Pompeii Theatrum mundi


O Prof. Dr. José Eduardo S. Lohner (USP) teve a rara oportunidade de assistir a uma encenação da Fedra de Sêneca na Itália neste verão e fez um breve relato dessa experiência para o blog.

José Eduardo dos Santos Lohner* (texto e fotos)

Prima Rassegna di Drammaturgia Antica — 22 de junho a 23 de julho de 2017
Um projeto do Teatro Stabile di Napoli, Teatro Nazionale e Soprintendenza Pompei


No início deste verão [europeu] realizou-se a primeira edição de uma mostra de dramas antigos no Teatro Grande de Pompeia, situado no Parque Arqueológico de Pompeia, nas proximidades de Nápolis.

Do programa constaram as seguintes obras: Ésquilo, “Oresteia” (22-25/junho) e “Prometeu” (30/junho-02/julho), Eurípides, “Bacantes” (14-16/julho), Sêneca, “Fedra” (22-23/julho), e ainda uma versão moderna, de Jean Anouilh, sobre o mito de Antígone, intitulada “Antígone, uma história africana” (5-6/julho).

Desde 2014 têm ocorrido montagens de peças teatrais antigas e modernas nesse teatro, construído na segunda metade do século II a.C. Desta vez, segundo os organizadores, decidiu-se pela realização de um evento restrito à dramaturgia da Antiguidade, que privilegiasse a relação entre as obras encenadas e o espaço teatral, fortemente caracterizado por sua estrutura arquitetônica e sua história, fatores que por si já constituem um primeiro elemento da narrativa teatral.


A montagem da tragédia “Fedra” de Sêneca, dirigida por Carlo Cerciello, foi feita com base na tradução de Maurizio Bettini, latinista e antropólogo da Universidade de Siena.

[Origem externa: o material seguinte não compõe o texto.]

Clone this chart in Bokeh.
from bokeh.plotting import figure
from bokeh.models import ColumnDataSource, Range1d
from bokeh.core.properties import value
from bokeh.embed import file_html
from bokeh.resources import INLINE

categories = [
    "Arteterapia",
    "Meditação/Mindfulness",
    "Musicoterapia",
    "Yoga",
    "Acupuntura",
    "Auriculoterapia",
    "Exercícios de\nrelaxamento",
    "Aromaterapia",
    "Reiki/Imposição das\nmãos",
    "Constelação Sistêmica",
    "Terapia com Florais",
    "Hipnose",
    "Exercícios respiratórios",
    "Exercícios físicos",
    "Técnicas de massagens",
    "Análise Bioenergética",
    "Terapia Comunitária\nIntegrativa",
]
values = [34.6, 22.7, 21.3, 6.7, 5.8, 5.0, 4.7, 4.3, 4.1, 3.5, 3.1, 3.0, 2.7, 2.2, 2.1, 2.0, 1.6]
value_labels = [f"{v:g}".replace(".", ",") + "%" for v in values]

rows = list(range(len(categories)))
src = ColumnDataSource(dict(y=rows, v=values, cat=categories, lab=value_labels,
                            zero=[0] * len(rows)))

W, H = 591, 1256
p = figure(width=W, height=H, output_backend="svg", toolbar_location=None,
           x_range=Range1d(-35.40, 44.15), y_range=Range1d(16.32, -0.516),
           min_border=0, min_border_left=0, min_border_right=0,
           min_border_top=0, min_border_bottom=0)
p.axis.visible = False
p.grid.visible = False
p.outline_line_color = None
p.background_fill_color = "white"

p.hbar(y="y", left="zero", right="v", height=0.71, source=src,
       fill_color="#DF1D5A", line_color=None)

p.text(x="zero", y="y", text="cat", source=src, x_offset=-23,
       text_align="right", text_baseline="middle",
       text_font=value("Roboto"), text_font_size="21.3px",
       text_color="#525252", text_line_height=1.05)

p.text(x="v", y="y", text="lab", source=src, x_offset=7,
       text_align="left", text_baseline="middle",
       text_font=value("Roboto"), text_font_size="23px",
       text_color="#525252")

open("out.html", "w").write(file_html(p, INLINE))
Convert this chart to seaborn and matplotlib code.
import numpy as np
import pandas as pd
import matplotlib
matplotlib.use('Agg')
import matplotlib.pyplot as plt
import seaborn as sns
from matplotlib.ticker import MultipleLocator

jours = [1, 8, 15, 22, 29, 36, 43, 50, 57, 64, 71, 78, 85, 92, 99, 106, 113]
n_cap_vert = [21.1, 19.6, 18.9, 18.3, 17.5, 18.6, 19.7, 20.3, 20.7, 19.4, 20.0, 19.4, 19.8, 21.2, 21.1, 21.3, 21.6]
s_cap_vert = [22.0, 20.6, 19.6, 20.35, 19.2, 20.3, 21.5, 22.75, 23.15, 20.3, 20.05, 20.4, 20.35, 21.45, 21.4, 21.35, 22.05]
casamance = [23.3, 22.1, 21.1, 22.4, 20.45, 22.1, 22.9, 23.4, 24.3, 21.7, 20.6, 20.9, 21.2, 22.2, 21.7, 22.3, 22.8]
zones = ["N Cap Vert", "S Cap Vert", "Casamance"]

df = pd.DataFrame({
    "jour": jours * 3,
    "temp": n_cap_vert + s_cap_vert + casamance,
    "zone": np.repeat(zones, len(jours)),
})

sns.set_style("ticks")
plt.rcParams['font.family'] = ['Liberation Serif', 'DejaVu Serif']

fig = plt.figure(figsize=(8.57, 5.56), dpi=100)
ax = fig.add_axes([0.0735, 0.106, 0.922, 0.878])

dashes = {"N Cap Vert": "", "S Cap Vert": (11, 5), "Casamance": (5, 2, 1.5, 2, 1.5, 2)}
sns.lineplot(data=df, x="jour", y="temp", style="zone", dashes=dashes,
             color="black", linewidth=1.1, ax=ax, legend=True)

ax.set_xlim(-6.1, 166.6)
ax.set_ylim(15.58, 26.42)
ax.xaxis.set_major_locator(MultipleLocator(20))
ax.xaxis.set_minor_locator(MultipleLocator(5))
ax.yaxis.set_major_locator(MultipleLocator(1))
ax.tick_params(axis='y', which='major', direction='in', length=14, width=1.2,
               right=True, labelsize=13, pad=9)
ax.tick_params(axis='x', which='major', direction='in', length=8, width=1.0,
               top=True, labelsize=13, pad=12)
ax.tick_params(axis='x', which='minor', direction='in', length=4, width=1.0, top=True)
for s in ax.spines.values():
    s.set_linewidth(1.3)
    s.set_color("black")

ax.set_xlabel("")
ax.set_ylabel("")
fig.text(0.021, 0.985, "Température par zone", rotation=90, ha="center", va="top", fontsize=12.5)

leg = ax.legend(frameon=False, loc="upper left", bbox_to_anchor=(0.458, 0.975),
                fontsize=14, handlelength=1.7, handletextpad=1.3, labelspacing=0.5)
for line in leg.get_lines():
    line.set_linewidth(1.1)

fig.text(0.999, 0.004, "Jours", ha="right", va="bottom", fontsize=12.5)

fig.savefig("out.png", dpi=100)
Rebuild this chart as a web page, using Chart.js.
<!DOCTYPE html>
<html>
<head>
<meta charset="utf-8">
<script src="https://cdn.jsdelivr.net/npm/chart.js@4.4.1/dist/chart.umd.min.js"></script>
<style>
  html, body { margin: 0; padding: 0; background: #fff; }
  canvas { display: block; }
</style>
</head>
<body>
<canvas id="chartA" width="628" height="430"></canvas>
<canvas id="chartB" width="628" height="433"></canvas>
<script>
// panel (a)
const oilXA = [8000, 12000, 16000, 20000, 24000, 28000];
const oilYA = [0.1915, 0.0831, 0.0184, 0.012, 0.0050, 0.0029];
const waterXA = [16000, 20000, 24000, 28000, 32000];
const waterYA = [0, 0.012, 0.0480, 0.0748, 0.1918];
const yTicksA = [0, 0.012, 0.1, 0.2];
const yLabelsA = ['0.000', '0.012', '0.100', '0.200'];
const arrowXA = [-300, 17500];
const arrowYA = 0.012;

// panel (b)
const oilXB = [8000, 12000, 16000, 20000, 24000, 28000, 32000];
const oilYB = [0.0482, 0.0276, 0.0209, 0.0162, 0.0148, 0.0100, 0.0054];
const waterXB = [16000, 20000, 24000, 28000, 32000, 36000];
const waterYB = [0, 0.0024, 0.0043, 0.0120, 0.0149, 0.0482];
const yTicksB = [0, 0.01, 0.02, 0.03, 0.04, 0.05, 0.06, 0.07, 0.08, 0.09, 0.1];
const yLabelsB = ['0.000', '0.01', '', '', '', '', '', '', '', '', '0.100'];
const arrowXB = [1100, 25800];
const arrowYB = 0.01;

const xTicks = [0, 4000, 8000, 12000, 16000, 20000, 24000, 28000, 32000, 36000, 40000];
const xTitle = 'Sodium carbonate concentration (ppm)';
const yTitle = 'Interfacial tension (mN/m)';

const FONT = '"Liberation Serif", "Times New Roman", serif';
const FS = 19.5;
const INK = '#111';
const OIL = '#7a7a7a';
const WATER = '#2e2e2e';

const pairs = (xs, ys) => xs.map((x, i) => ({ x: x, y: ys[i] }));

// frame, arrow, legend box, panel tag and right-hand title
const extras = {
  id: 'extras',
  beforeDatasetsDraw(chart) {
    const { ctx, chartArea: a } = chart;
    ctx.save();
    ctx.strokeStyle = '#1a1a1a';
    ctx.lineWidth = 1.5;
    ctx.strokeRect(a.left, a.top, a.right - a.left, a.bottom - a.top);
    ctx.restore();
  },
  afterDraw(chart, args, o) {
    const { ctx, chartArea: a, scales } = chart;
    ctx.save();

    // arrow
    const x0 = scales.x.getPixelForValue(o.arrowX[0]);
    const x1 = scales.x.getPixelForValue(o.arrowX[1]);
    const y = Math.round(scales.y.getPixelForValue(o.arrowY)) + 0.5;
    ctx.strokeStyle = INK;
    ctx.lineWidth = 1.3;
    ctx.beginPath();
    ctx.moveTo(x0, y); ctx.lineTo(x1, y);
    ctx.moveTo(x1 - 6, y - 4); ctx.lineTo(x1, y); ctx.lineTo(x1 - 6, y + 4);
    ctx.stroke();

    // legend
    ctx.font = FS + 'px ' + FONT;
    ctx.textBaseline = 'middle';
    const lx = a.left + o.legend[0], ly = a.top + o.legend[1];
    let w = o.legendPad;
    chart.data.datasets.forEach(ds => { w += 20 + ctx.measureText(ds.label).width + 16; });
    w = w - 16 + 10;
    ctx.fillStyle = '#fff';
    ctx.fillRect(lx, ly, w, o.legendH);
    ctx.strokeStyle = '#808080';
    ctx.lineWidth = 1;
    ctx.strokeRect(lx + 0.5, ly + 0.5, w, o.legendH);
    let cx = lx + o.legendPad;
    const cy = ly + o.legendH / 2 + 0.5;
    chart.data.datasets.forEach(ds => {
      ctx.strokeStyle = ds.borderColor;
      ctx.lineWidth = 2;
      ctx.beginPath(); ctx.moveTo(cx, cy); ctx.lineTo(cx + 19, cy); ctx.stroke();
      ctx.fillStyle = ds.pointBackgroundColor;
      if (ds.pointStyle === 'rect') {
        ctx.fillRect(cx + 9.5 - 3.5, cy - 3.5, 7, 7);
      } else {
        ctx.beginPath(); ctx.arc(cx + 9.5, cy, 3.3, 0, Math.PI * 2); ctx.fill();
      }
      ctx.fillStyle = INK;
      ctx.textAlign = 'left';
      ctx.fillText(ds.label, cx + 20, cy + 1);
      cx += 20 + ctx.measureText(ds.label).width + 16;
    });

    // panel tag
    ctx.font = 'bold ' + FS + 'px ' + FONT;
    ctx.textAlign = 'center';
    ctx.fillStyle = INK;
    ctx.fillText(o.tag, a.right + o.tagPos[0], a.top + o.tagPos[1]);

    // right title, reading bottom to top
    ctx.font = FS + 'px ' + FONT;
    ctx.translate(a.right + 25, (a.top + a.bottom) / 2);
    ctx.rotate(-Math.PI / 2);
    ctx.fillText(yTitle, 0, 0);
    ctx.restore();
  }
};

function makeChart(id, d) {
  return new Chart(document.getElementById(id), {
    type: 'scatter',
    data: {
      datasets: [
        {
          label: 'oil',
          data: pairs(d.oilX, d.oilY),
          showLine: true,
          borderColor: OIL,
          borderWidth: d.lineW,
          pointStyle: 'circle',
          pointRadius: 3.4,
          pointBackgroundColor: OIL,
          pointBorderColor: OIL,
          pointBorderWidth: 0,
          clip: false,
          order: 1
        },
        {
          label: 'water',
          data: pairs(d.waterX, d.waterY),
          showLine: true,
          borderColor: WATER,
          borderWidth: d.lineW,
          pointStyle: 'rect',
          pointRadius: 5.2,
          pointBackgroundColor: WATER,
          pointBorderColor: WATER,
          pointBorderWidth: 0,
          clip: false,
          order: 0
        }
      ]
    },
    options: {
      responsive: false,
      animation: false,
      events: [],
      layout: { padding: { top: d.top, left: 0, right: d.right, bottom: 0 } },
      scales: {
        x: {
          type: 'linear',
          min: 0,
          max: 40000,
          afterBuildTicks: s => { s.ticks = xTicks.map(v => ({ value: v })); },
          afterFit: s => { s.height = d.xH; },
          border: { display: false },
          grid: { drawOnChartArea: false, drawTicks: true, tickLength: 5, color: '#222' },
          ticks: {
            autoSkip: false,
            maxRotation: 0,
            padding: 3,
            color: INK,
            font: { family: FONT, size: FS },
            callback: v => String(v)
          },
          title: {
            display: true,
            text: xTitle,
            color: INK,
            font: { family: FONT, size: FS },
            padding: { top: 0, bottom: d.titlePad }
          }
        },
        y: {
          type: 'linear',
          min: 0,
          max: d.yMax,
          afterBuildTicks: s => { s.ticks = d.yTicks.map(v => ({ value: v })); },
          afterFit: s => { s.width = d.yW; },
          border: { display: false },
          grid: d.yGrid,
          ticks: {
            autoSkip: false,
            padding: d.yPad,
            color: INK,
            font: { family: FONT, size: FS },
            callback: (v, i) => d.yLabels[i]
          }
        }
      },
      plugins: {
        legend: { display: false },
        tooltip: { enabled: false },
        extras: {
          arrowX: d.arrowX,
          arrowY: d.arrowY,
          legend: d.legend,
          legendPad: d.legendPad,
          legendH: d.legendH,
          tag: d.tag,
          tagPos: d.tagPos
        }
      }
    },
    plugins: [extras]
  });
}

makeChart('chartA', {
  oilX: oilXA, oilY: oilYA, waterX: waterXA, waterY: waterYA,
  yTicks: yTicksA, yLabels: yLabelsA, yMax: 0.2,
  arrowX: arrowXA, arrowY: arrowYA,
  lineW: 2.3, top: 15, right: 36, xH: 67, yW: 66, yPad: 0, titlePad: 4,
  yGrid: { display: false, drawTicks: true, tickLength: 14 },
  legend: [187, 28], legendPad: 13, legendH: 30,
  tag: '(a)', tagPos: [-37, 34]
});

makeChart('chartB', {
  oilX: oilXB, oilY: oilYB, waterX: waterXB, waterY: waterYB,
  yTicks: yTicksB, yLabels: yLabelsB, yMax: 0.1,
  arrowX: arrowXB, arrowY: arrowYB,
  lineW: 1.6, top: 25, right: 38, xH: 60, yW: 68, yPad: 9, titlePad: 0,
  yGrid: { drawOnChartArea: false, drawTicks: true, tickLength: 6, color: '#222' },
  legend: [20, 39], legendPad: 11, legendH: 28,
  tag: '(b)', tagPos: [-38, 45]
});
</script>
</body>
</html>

O diretor, nas Notas de Direção, justifica duas particularidades dessa encenação, sendo a primeira delas a opção de entrecruzar a cena inicial da monodia de Hipólito e a cena subsequente do diálogo de Fedra com a ama, para “evidenciar imediatamente a substanciais diferenças entre o mundo livre e selvagem de Hipólito e o mundo oprimente, asfixiante e doloroso de Fedra, entre a selva e o palácio”; a segunda, a atribuição da interpretação dos personagens Hipólito e Teseu ao mesmo ator, de modo a retratar a “sobreposição de dois hemisférios afetivos de Fedra”. Cerciello complementa: “A ideia, portanto, é a de mostrar como dois mundos diversos coexistem no interior do ser humano.

Hipólito possui o pudor, Teseu, o furor. O primeiro irá poupar Fedra, o segundo não poupará o filho, mas diante do cadáver dilacerado de Hipólito, pudor e furor vão se fundir, permitindo a Teseu reconhecer a própria culpa e, sobretudo, o poder soberano da natureza”.


O espetáculo foi exuberante pelo número de participantes, trinta e um ao todo, e pelo efeito visual do cenário, que recuperou a dimensão da antiga scaena, aliado ao efeito da coreografia e do vestuário. Além de quatro atores nos papeis principais, houve a participação de um grupo de seis atrizes-cantoras, como corifeus, e de um coro de vinte e um atores figurantes. Foram também utilizados recursos modernos de iluminação e de áudio, estes últimos para a amplificação das falas dos atores, a emissão de efeitos sonoros durante as cenas e de fundo musical para as partes corais.

O resultado foi uma combinação harmônica de elementos do texto e do espetáculo teatral antigo com recursos e práticas de uma encenação moderna ao ar livre. O espetáculo foi aplaudido calorosamente por um público de aproximadamente mil pessoas, de todas as faixas etárias, que lotou os setores das instalações disponibilizados para o evento no antigo teatro, cuja capacidade é para cerca de cinco mil espectadores.

Recebeu também fortes aplausos a presença, muito apropriada para o contexto mitológico da peça, de um cão bastante dócil, tanto em sua espontânea entrada no palco antes do início da encenação, quanto depois, no encerramento, junto a todos os atores.


*José Eduardo dos Santos Lohner é professor da Universidade de São Paulo (USP). Doutor em Letras Clássicas pela USP (2000). Atua principalmente nos seguintes temas: poesia dramática latina, tragédias de Sêneca; retórica e poética antigas; gramática da língua latina e tradução de obras de autores latinos. De Sêneca, traduziu: “Agamêmnon” (Globo, 2009), “Sobre a ira”; “Sobre a tranquilidade da alma” (Cia das Letras Penguin, 2014), “Sobre a brevidade da vida”; “Sobre a firmeza do sábio” (Cia das Letras Penguin, 2017).